WHAT NEEDS TO BE DONE:
Pick out the lines in the listing below that contain the word "chart" and copy them.

## begin

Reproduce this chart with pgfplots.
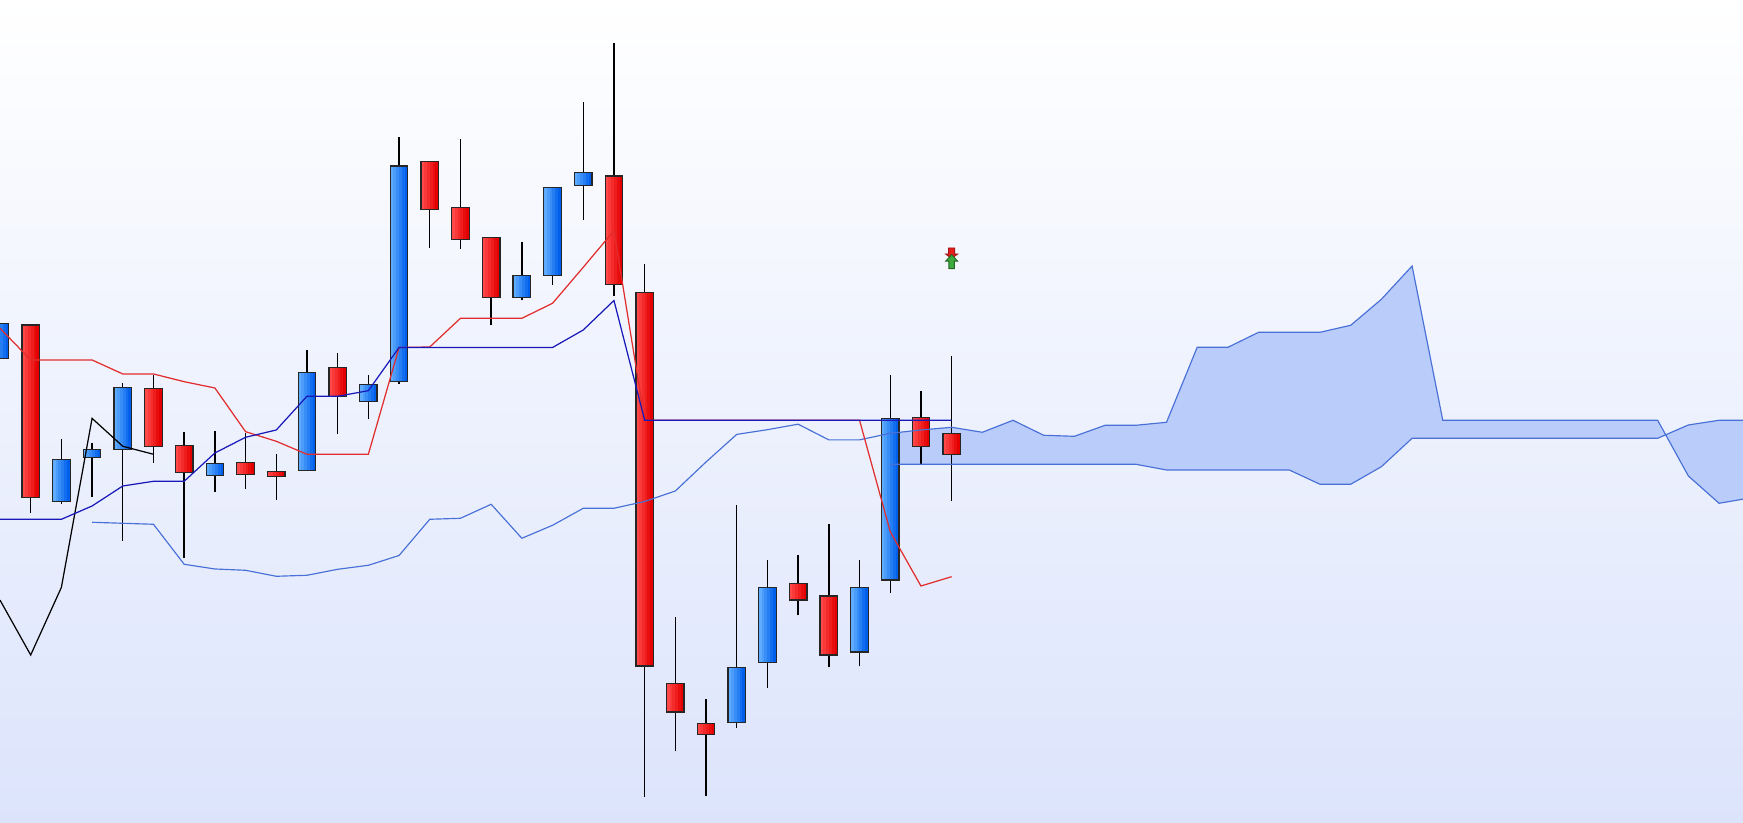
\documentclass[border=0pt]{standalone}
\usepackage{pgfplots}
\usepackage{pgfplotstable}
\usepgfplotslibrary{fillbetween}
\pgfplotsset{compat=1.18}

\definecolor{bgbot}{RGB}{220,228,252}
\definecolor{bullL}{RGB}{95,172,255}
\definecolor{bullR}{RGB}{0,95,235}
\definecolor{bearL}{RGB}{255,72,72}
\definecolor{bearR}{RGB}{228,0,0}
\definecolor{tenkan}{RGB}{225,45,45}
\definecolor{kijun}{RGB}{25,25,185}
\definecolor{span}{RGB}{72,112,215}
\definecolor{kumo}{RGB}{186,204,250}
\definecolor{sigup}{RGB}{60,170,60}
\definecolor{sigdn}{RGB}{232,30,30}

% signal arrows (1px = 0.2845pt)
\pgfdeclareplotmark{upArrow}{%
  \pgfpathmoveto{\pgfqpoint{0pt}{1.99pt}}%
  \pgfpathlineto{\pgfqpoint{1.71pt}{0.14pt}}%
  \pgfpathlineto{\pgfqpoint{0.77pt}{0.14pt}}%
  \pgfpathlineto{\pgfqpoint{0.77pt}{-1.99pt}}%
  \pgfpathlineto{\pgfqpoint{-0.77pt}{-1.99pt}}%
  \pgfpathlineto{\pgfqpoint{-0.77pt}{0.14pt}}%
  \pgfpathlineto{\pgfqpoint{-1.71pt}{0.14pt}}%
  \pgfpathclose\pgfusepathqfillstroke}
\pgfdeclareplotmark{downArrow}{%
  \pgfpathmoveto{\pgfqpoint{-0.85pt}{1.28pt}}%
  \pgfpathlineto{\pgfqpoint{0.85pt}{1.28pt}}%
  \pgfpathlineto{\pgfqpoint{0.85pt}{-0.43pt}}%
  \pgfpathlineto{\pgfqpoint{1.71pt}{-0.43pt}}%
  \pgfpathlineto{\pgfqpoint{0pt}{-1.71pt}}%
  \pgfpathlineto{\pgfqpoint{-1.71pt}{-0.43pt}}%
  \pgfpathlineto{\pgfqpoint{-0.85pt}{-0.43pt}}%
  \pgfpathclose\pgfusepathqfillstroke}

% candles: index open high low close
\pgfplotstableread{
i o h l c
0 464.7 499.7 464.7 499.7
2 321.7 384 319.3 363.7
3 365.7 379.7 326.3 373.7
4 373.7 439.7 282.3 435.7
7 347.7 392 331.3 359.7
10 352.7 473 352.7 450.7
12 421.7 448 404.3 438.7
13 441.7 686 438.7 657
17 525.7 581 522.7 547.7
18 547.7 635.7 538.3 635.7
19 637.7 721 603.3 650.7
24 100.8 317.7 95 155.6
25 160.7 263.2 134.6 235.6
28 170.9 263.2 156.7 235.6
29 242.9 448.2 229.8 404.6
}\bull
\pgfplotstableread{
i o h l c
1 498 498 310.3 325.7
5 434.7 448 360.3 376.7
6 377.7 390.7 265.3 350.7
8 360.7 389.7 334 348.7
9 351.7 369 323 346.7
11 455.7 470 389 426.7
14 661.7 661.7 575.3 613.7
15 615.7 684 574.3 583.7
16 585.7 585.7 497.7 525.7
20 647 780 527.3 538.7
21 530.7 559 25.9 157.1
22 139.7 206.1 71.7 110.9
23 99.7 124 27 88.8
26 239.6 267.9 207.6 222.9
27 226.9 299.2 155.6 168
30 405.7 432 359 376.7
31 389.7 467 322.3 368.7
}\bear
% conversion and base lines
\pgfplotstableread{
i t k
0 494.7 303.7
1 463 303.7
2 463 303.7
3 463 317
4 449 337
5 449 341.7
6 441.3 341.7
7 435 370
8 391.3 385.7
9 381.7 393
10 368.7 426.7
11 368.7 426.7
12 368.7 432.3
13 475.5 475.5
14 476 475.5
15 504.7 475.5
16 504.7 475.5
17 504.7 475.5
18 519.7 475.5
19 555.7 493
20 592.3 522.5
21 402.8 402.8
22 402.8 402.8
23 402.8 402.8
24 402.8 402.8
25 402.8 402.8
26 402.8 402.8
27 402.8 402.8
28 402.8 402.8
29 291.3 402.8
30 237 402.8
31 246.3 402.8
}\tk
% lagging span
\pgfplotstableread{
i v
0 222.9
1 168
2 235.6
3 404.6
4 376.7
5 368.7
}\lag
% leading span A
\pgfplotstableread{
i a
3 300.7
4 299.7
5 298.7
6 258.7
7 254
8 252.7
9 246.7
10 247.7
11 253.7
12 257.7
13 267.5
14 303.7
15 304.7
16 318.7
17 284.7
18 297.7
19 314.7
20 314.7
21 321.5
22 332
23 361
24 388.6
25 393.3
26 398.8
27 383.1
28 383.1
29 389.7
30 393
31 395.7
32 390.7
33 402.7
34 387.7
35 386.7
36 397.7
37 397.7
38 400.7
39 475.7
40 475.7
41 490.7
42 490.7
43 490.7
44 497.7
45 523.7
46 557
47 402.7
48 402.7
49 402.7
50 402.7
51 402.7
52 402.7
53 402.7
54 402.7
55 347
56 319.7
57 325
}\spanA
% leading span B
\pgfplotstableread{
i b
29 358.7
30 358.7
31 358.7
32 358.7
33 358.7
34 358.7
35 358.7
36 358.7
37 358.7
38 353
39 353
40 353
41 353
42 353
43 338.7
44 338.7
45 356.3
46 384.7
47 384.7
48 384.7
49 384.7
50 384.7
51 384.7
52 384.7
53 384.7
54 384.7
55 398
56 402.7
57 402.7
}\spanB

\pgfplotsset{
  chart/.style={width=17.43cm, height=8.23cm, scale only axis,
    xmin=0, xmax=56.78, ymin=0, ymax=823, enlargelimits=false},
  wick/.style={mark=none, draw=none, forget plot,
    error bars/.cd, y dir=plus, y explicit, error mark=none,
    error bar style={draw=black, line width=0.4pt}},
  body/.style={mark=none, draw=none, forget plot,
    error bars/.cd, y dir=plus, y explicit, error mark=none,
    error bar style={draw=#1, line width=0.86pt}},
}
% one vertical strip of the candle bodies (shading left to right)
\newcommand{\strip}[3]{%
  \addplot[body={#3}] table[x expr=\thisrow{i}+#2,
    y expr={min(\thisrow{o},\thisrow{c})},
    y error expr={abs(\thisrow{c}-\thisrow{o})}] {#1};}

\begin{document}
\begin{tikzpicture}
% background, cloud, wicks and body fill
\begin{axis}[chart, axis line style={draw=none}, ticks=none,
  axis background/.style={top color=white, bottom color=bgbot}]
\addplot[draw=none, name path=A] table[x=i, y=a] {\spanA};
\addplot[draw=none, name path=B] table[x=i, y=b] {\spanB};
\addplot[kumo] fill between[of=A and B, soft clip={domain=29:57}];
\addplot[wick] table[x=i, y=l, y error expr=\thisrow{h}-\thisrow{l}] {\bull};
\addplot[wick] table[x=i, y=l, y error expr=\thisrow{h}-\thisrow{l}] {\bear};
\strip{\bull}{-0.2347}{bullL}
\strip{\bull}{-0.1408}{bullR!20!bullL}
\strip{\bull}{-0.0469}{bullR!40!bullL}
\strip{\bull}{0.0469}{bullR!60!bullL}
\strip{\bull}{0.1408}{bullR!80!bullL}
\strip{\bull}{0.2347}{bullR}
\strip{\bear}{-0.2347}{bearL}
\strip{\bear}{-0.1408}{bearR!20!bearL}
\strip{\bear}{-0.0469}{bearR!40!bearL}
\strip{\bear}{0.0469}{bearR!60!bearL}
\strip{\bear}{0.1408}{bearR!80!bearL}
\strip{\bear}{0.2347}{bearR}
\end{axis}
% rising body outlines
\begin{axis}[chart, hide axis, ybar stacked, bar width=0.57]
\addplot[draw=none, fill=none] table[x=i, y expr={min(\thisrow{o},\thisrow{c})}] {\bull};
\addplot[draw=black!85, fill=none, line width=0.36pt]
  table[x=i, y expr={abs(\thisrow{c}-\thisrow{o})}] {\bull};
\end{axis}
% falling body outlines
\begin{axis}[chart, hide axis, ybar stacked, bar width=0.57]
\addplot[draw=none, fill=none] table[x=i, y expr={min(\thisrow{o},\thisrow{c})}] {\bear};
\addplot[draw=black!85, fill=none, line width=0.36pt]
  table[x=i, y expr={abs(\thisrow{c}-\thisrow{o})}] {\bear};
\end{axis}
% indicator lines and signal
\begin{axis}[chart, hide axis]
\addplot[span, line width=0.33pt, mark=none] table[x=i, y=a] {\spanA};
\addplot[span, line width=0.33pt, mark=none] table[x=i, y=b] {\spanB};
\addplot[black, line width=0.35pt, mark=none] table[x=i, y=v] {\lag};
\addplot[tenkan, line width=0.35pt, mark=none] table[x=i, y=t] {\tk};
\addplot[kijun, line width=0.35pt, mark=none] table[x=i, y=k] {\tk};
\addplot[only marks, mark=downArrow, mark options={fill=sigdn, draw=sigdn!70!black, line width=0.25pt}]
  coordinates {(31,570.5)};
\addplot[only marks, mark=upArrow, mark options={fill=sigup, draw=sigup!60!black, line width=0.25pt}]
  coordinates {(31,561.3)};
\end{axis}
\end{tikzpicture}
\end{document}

## end

CORRECT RESULT:
Reproduce this chart with pgfplots.
  chart/.style={width=17.43cm, height=8.23cm, scale only axis,
\begin{axis}[chart, axis line style={draw=none}, ticks=none,
\begin{axis}[chart, hide axis, ybar stacked, bar width=0.57]
\begin{axis}[chart, hide axis, ybar stacked, bar width=0.57]
\begin{axis}[chart, hide axis]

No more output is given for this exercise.